● Task goal: Images should be left out, and everything else in the listing reproduced exactly.

%%

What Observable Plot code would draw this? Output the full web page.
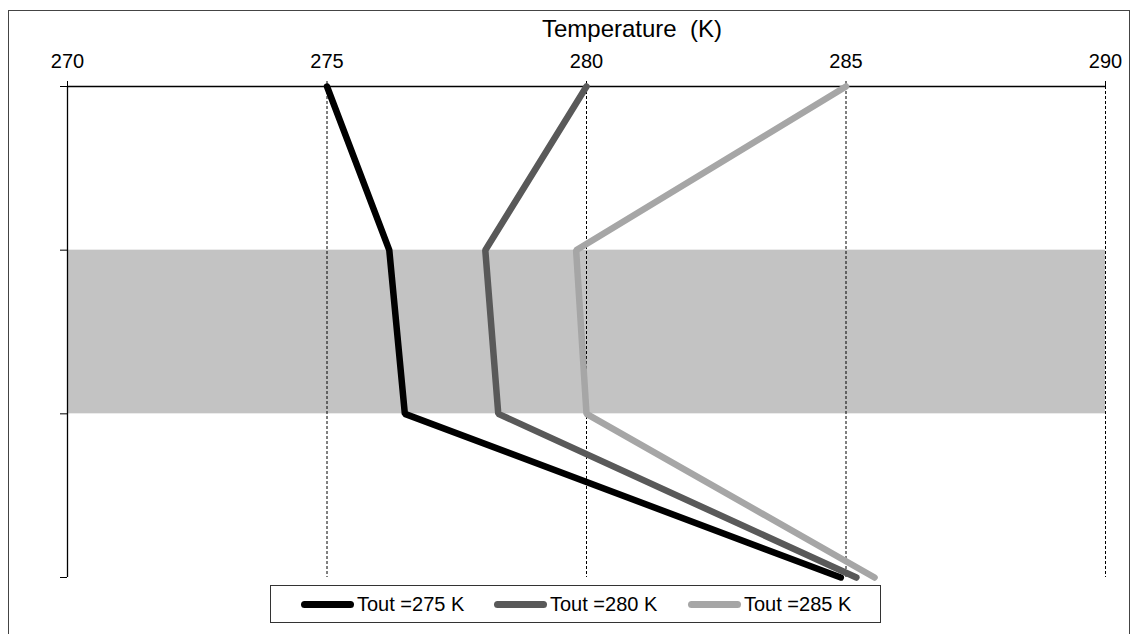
<!DOCTYPE html>
<html>
<head>
<meta charset="utf-8">
<script src="https://cdn.jsdelivr.net/npm/d3@7"></script>
<script src="https://cdn.jsdelivr.net/npm/@observablehq/plot@0.6"></script>
<style>
  body { margin: 0; background: #fff; font-family: "Liberation Sans", Arial, sans-serif; }
  #wrap { position: relative; width: 1133px; height: 634px; overflow: hidden; }
  #frame { position: absolute; left: 8px; top: 10px; width: 1122px; height: 700px; border: 1.5px solid #444; box-sizing: border-box; }
  #title { position: absolute; left: 0; width: 1264px; top: 15px; text-align: center; font-size: 24px; color: #000; white-space: pre; }
  #legend { position: absolute; left: 270px; top: 585px; width: 611px; height: 38px; box-sizing: border-box;
            border: 1.5px solid #333; background: #fff; font-size: 20px; color: #000; }
  .item { display: flex; align-items: center; position: absolute; top: 5px; height: 26px; }
  .sw { width: 53px; height: 7px; border-radius: 3.5px; margin-right: 3px; }
  #chart { position: absolute; left: 0; top: 0; }
</style>
</head>
<body>
<div id="wrap">
  <div id="frame"></div>
  <div id="chart"></div>
  <div id="title">Temperature  (K)</div>
  <div id="legend"></div>
</div>
<script>
// Data
const xTicks = [270, 275, 280, 285, 290];
const layers = [0, 1, 2, 3];
const bandLayers = [1, 2];
const seriesNames = ["Tout =275 K", "Tout =280 K", "Tout =285 K"];
const seriesColors = ["#000000", "#595959", "#a6a6a6"];
const tout275 = [275.0, 276.2, 276.5, 284.9];
const tout280 = [280.0, 278.05, 278.3, 285.2];
const tout285 = [285.0, 279.8, 280.0, 285.55];
const allSeries = [tout275, tout280, tout285];

const rows = [];
allSeries.forEach((s, i) => s.forEach((t, j) => rows.push({series: seriesNames[i], layer: layers[j], temp: t})));

const W = 1133, H = 634;
const chart = Plot.plot({
  width: W, height: H,
  marginLeft: 67, marginRight: 28, marginTop: 86, marginBottom: 57,
  style: {fontFamily: '"Liberation Sans", Arial, sans-serif', fontSize: "20px", color: "#000", background: "transparent"},
  x: {domain: [270, 290]},
  y: {domain: [0, 3], reverse: true},
  color: {domain: seriesNames, range: seriesColors},
  marks: [
    Plot.rect([{y1: bandLayers[0], y2: bandLayers[1]}], {x1: xTicks[0], x2: xTicks[xTicks.length - 1], y1: "y1", y2: "y2", fill: "#c3c3c3"}),
    Plot.ruleX(xTicks.slice(1), {y1: layers[0], y2: layers[layers.length - 1], stroke: "#000", strokeWidth: 1, strokeDasharray: "3,2"}),
    Plot.ruleX([xTicks[0]], {y1: layers[0], y2: layers[layers.length - 1], stroke: "#000", strokeWidth: 1.3}),
    Plot.ruleY([layers[0]], {x1: xTicks[0], x2: xTicks[xTicks.length - 1], stroke: "#000", strokeWidth: 1.3}),
    Plot.axisX({anchor: "top", ticks: xTicks, tickFormat: d => String(d), tickSize: 6, tickPadding: 13, label: null, fontSize: 20}),
    Plot.axisY({anchor: "left", ticks: layers, tickFormat: () => "", tickSize: 7, label: null}),
    Plot.line(rows, {x: "temp", y: "layer", z: "series", stroke: "series", strokeWidth: 6.5, strokeLinecap: "round", strokeLinejoin: "miter"})
  ]
});
document.getElementById("chart").appendChild(chart);

// Legend
const legend = document.getElementById("legend");
const lefts = [30, 223, 417];
seriesNames.forEach((name, i) => {
  const it = document.createElement("div");
  it.className = "item";
  it.style.left = lefts[i] + "px";
  const sw = document.createElement("div");
  sw.className = "sw";
  sw.style.background = seriesColors[i];
  const tx = document.createElement("span");
  tx.textContent = name;
  it.appendChild(sw); it.appendChild(tx);
  legend.appendChild(it);
});
</script>
</body>
</html>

%%

● The output:
What Observable Plot code would draw this? Output the full web page.
<!DOCTYPE html>
<html>
<head>
<meta charset="utf-8">
<script src="https://cdn.jsdelivr.net/npm/d3@7"></script>
<script src="https://cdn.jsdelivr.net/npm/@observablehq/plot@0.6"></script>
<style>
  body { margin: 0; background: #fff; font-family: "Liberation Sans", Arial, sans-serif; }
  #wrap { position: relative; width: 1133px; height: 634px; overflow: hidden; }
  #frame { position: absolute; left: 8px; top: 10px; width: 1122px; height: 700px; border: 1.5px solid #444; box-sizing: border-box; }
  #title { position: absolute; left: 0; width: 1264px; top: 15px; text-align: center; font-size: 24px; color: #000; white-space: pre; }
  #legend { position: absolute; left: 270px; top: 585px; width: 611px; height: 38px; box-sizing: border-box;
            border: 1.5px solid #333; background: #fff; font-size: 20px; color: #000; }
  .item { display: flex; align-items: center; position: absolute; top: 5px; height: 26px; }
  .sw { width: 53px; height: 7px; border-radius: 3.5px; margin-right: 3px; }
  #chart { position: absolute; left: 0; top: 0; }
</style>
</head>
<body>
<div id="wrap">
  <div id="frame"></div>
  <div id="chart"></div>
  <div id="title">Temperature  (K)</div>
  <div id="legend"></div>
</div>
<script>
// Data
const xTicks = [270, 275, 280, 285, 290];
const layers = [0, 1, 2, 3];
const bandLayers = [1, 2];
const seriesNames = ["Tout =275 K", "Tout =280 K", "Tout =285 K"];
const seriesColors = ["#000000", "#595959", "#a6a6a6"];
const tout275 = [275.0, 276.2, 276.5, 284.9];
const tout280 = [280.0, 278.05, 278.3, 285.2];
const tout285 = [285.0, 279.8, 280.0, 285.55];
const allSeries = [tout275, tout280, tout285];

const rows = [];
allSeries.forEach((s, i) => s.forEach((t, j) => rows.push({series: seriesNames[i], layer: layers[j], temp: t})));

const W = 1133, H = 634;
const chart = Plot.plot({
  width: W, height: H,
  marginLeft: 67, marginRight: 28, marginTop: 86, marginBottom: 57,
  style: {fontFamily: '"Liberation Sans", Arial, sans-serif', fontSize: "20px", color: "#000", background: "transparent"},
  x: {domain: [270, 290]},
  y: {domain: [0, 3], reverse: true},
  color: {domain: seriesNames, range: seriesColors},
  marks: [
    Plot.rect([{y1: bandLayers[0], y2: bandLayers[1]}], {x1: xTicks[0], x2: xTicks[xTicks.length - 1], y1: "y1", y2: "y2", fill: "#c3c3c3"}),
    Plot.ruleX(xTicks.slice(1), {y1: layers[0], y2: layers[layers.length - 1], stroke: "#000", strokeWidth: 1, strokeDasharray: "3,2"}),
    Plot.ruleX([xTicks[0]], {y1: layers[0], y2: layers[layers.length - 1], stroke: "#000", strokeWidth: 1.3}),
    Plot.ruleY([layers[0]], {x1: xTicks[0], x2: xTicks[xTicks.length - 1], stroke: "#000", strokeWidth: 1.3}),
    Plot.axisX({anchor: "top", ticks: xTicks, tickFormat: d => String(d), tickSize: 6, tickPadding: 13, label: null, fontSize: 20}),
    Plot.axisY({anchor: "left", ticks: layers, tickFormat: () => "", tickSize: 7, label: null}),
    Plot.line(rows, {x: "temp", y: "layer", z: "series", stroke: "series", strokeWidth: 6.5, strokeLinecap: "round", strokeLinejoin: "miter"})
  ]
});
document.getElementById("chart").appendChild(chart);

// Legend
const legend = document.getElementById("legend");
const lefts = [30, 223, 417];
seriesNames.forEach((name, i) => {
  const it = document.createElement("div");
  it.className = "item";
  it.style.left = lefts[i] + "px";
  const sw = document.createElement("div");
  sw.className = "sw";
  sw.style.background = seriesColors[i];
  const tx = document.createElement("span");
  tx.textContent = name;
  it.appendChild(sw); it.appendChild(tx);
  legend.appendChild(it);
});
</script>
</body>
</html>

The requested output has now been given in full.